- Location: Crawford County, Missouri, United States
- Nearest city: Bourbon, MO
- Coordinates: 38°07′04″N 91°10′39″W﻿ / ﻿38.117797°N 91.177392°W
- Area: 859 acres (3.5 km^{2})
- Established: 1983
- Governing body: Missouri Department of Conservation
- Website: Official website

= Blue Springs Creek Conservation Area =

Protected land in Missouri, U.S.

Blue Springs Creek Conservation Area consists of 859 acre about 2.5 mi southwest of Bourbon, Missouri. It is named for, and crossed by, Blue Springs Creek for 3.7 mi, which flows into the Meramec River at the area's eastern boundary. The creek is fed by four springs located on private property in its watershed. Blue Springs Creek is managed for rainbow trout, while the area supports abundant populations of white-tailed deer, wild turkey, and squirrels. Current management is focused on improving quail habitat.
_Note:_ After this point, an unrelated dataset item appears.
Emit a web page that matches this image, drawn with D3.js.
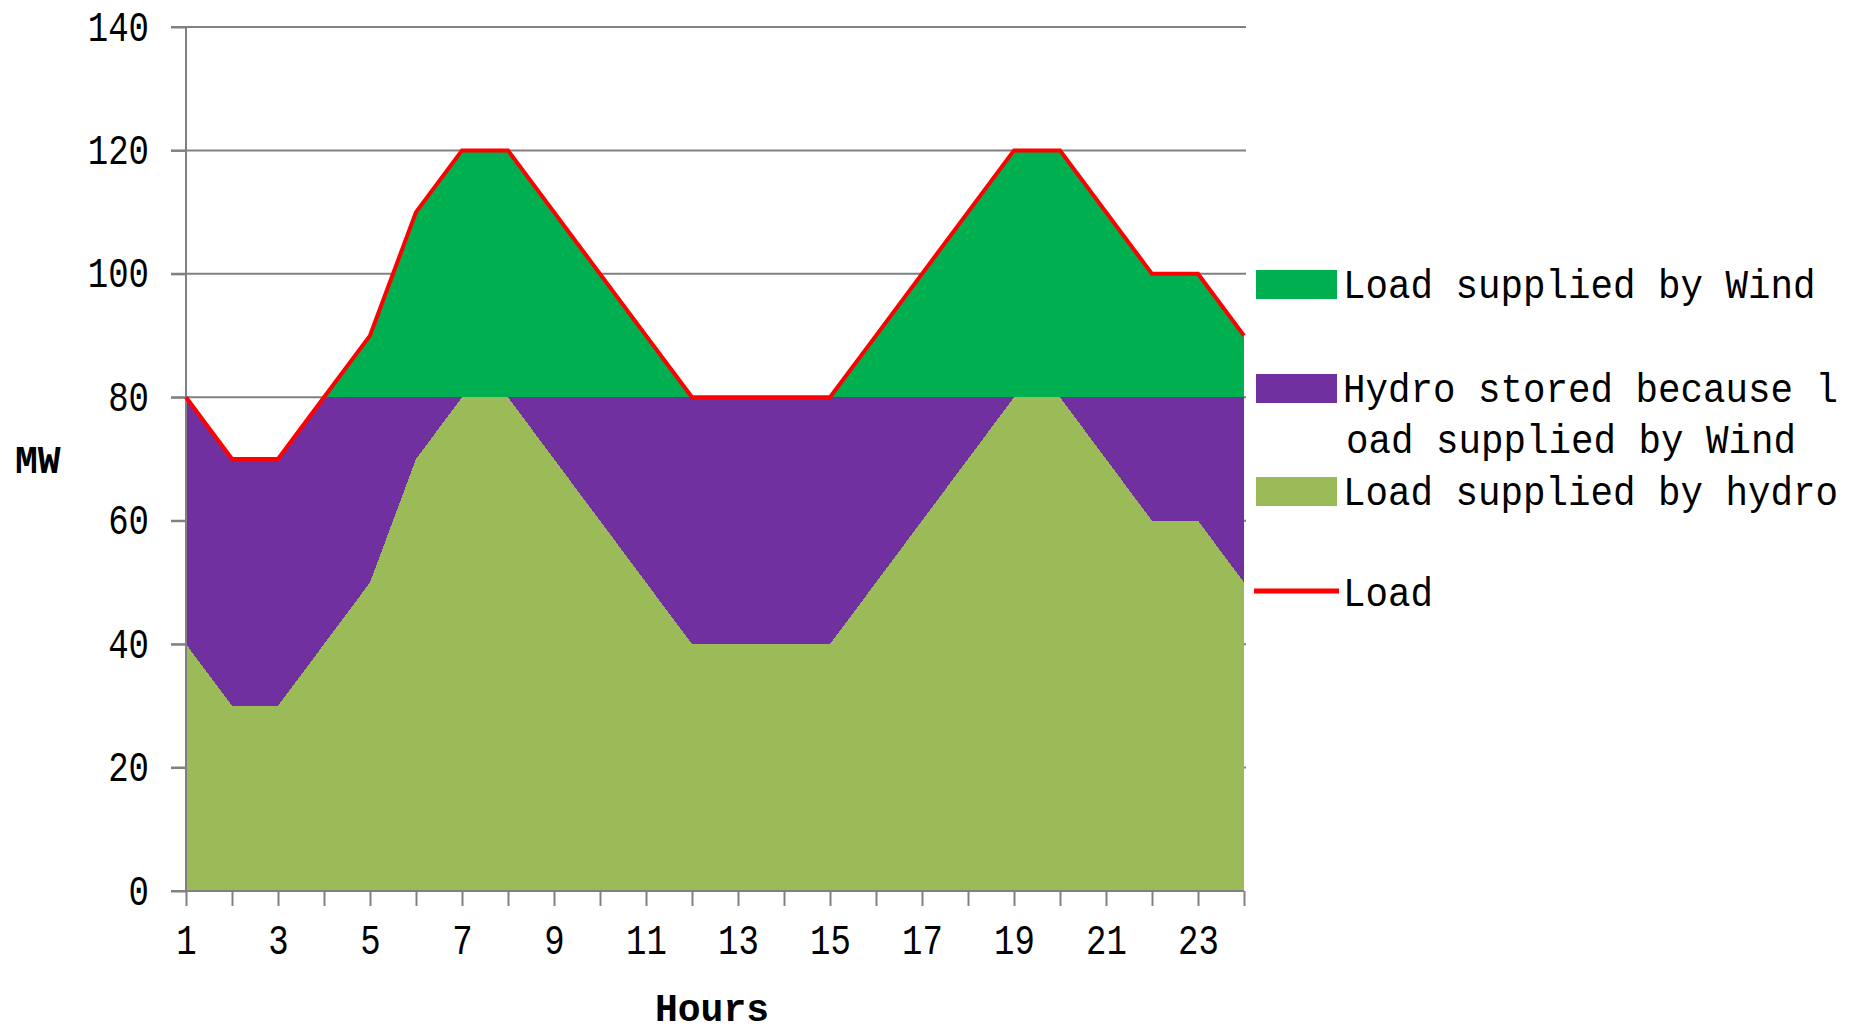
<!DOCTYPE html>
<html>
<head>
<meta charset="utf-8">
<script src="https://cdn.jsdelivr.net/npm/d3@7"></script>
<style>
  body { margin: 0; background: #fff; }
  svg { display: block; }
  text { font-family: "Liberation Mono", "DejaVu Sans Mono", monospace; fill: #000; }
  .tall { transform-box: fill-box; transform-origin: center; transform: scaleY(1.25); }
  .legend-text { transform-box: fill-box; transform-origin: center bottom; transform: scaleY(1.1); }
</style>
</head>
<body>
<script>
// hours on the category axis
const hours = [1,2,3,4,5,6,7,8,9,10,11,12,13,14,15,16,17,18,19,20,21,22,23,24];
// MW per hour
const load          = [80,70,70,80,90,110,120,120,110,100,90,80,80,80,80,90,100,110,120,120,110,100,100,90];
const hydroSupplied = [40,30,30,40,50,70,80,80,70,60,50,40,40,40,40,50,60,70,80,80,70,60,60,50];
const hydroStored   = [40,40,40,40,30,10,0,0,10,20,30,40,40,40,40,30,20,10,0,0,10,20,20,30];
const windSupplied  = [0,0,0,0,10,30,40,40,30,20,10,0,0,0,0,10,20,30,40,40,30,20,20,10];
const yTicks = [0,20,40,60,80,100,120,140];
const xLabelHours = [1,3,5,7,9,11,13,15,17,19,21,23];

const seriesKeys = ["hydro", "stored", "wind"];
const seriesColors = { hydro: "#9BBB59", stored: "#7030A0", wind: "#00B050" };

const W = 1858, H = 1034;
const plotLeft = 186, plotRight = 1244, plotTop = 27, plotBottom = 891;

const svg = d3.select("body").append("svg")
  .attr("width", W).attr("height", H);

const x = d3.scalePoint().domain(hours).range([plotLeft, plotRight]);
const y = d3.scaleLinear().domain([0, 140]).range([plotBottom, plotTop]);

const rows = hours.map((h, i) => ({
  hour: h, hydro: hydroSupplied[i], stored: hydroStored[i], wind: windSupplied[i], load: load[i]
}));

// gridlines (drawn first, the areas cover the lower ones)
svg.append("g").selectAll("line").data(yTicks.filter(d => d > 0)).join("line")
  .attr("x1", plotLeft - 15).attr("x2", plotRight + 2)
  .attr("y1", d => y(d)).attr("y2", d => y(d))
  .attr("stroke", "#808080").attr("stroke-width", 2);

const stacked = d3.stack().keys(seriesKeys)(rows);
const area = d3.area()
  .x(d => x(d.data.hour))
  .y0(d => y(d[0]))
  .y1(d => y(d[1]));

svg.append("g").selectAll("path").data(stacked).join("path")
  .attr("d", area)
  .attr("fill", d => seriesColors[d.key])
  .attr("shape-rendering", "crispEdges");

// y axis
const yAxis = d3.axisLeft(y).tickValues(yTicks).tickSize(15).tickPadding(22);
const gy = svg.append("g").attr("transform", `translate(${plotLeft},0)`).call(yAxis);
gy.select(".domain").remove();
gy.append("line").attr("x1", 0).attr("x2", 0).attr("y1", plotTop).attr("y2", plotBottom)
  .attr("stroke", "#808080").attr("stroke-width", 2);
gy.selectAll(".tick line").attr("stroke", "#808080").attr("stroke-width", 2);
gy.selectAll(".tick text").attr("font-size", 34).attr("class", "tall")
  .attr("font-family", "Liberation Mono, DejaVu Sans Mono, monospace").attr("fill", "#000");

// x axis
const xAxis = d3.axisBottom(x).tickValues(hours).tickSize(15).tickPadding(22)
  .tickFormat(d => xLabelHours.includes(d) ? d : "");
const gx = svg.append("g").attr("transform", `translate(0,${plotBottom})`).call(xAxis);
gx.select(".domain").remove();
gx.append("line").attr("x1", plotLeft - 15).attr("x2", plotRight).attr("y1", 0).attr("y2", 0)
  .attr("stroke", "#808080").attr("stroke-width", 2);
gx.selectAll(".tick line").attr("stroke", "#808080").attr("stroke-width", 2);
gx.selectAll(".tick text").attr("font-size", 34).attr("class", "tall")
  .attr("font-family", "Liberation Mono, DejaVu Sans Mono, monospace").attr("fill", "#000");

// load line
const line = d3.line().x(d => x(d.hour)).y(d => y(d.load));
svg.append("path").datum(rows)
  .attr("d", line)
  .attr("fill", "none")
  .attr("stroke", "#FF0000")
  .attr("stroke-width", 4);

// axis titles
svg.append("text").attr("x", 15).attr("y", 473)
  .attr("font-size", 38).attr("font-weight", "bold").text("MW");
svg.append("text").attr("x", 655).attr("y", 1021)
  .attr("font-size", 38).attr("font-weight", "bold").text("Hours");

// legend
const legend = svg.append("g");
const legendItems = [
  { key: "wind", lines: ["Load supplied by Wind"], y0: 270 },
  { key: "stored", lines: ["Hydro stored because l", "oad supplied by Wind"], y0: 374 },
  { key: "hydro", lines: ["Load supplied by hydro"], y0: 477 }
];
legendItems.forEach(it => {
  legend.append("rect").attr("x", 1256).attr("y", it.y0)
    .attr("width", 81).attr("height", 29).attr("fill", seriesColors[it.key]);
  it.lines.forEach((t, j) => {
    legend.append("text").attr("class", "legend-text")
      .attr("x", 1343 + (j ? 3 : 0)).attr("y", it.y0 + 29 + j * 51)
      .attr("font-size", 37.5).text(t);
  });
});
legend.append("line").attr("x1", 1254).attr("x2", 1339).attr("y1", 591).attr("y2", 591)
  .attr("stroke", "#FF0000").attr("stroke-width", 5);
legend.append("text").attr("class", "legend-text")
  .attr("x", 1343).attr("y", 607).attr("font-size", 37.5).text("Load");
</script>
</body>
</html>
Hunting and fishing are permitted as long as appropriate regulations are followed.

The conservation area has 598 acre of forest, 251 acre of grasslands, and 10 acre of glades. The area was originally acquired by the Missouri Department of Conservation from the Army Corps of Engineers in 1983 and was expanded when an additional tract was added in 1992. There is a boat launch and three parking areas in the conservation area.